Trice’s building has repeatedly dropped bricks onto a neighboring office building at 618 Main St. that is owned by Main Street Development LLC. Its majority member, Lloyd F. Lee, operates his accounting company in the building, which has been damaged by debris from Trice’s structure. Lee said that bricks fell onto 618 Main St. on Tuesday, April 11, and again on Tuesday night when a round of storms with high winds rolled through the city.

“It crushed the air conditioning units,” Lee said. “Luckily, I have a friend who loaned me some air conditioning units. We got most of the holes patched in the back of the building, so we are not going to take on too much water.”

Lee said he will move his office by Aug. 31 and salvage his building.

“I reserve the salvage rights to the building,” Lee said. “We will salvage doors, windows, wiring, light fixtures, and the curtain walls. We will have to repair the damages on the back of the building in order to put it back up.”

The Pine Bluff/Jefferson County Library Board has signed an agreement with Main Street Development LLC to purchase 618 Main St. for a new facility. The deal comes after Pine Bluff voters approved a 3.0-mill tax increase to raise $14 million for construction of a new main library.

Lee said that Main Street Development LLC has lost tenants because of Trice’s damaged building. He said that an eye doctor had signed a lease, yet Lee allowed him to leave without consequences.

“I am happy that the threat of danger is going to be eliminated and that they are going to be able to open up the street,” Lee said. “I don’t have any personal animosity toward Garland Trice. I can fully understand if you don’t have money — that’s the problem. I do not know why he has refused to respond or do what he needs to do.”

“I offered to take his property over and have the building torn down in exchange for the land,” Lee said of Trice. “He rejected that offer in 2014. He is getting punished in his own way because he is going to be responsible eventually for any damages to my building. My insurance company is not going to let that rest.”

Just down the street, Jimmy Dill owns Pine Bluff Title Company at the corner of Main Street and Eighth Avenue. He has also been losing customers due to Trice’s building forcing the closure of Main Street. He stepped outside his office to watch the demolition.

“I am elated,” Dill said. “Thank you, Mayor Washington, and the City Ccuncil. We’ve had customers who can’t get to the front of our building.
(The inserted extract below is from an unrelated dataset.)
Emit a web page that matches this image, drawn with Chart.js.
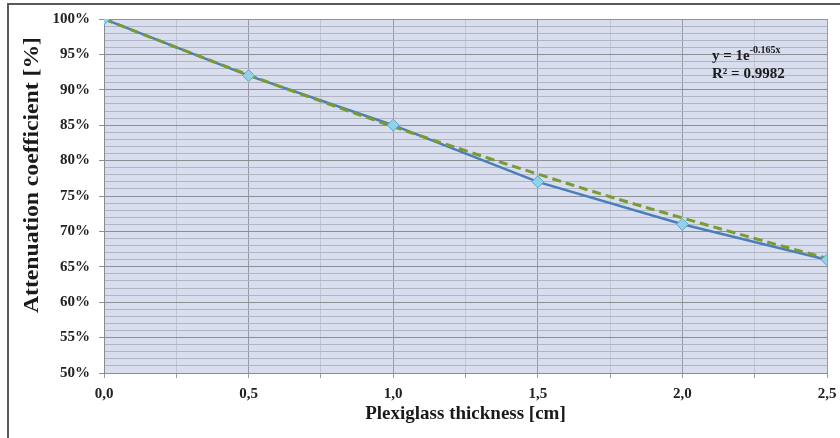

Thankfully, a lot of customers were willing to fight their way around to get to us.”

Community activist Jack Foster opposed the demolition, contending the city will be liable to pay Trice in a lawsuit. Foster said he was under the impression that the “demolition of this building was tied up in court.”

“I am trying to figure out if the court order has been lifted,” Foster said.

He questioned why the city had not removed the building in the previous nearly three years based on its danger.

“What’s the rush now?” Foster said. “The contractor who is taking the building down. Was it competitively bidded? If it was not competitively bidded, that means it would have to have been waived. I don’t think the council has met and waived competitive bidding. There are some problems here that need to be addressed. If my thinking is correct, I think the city of Pine Bluff is going to pay Trice for his building.”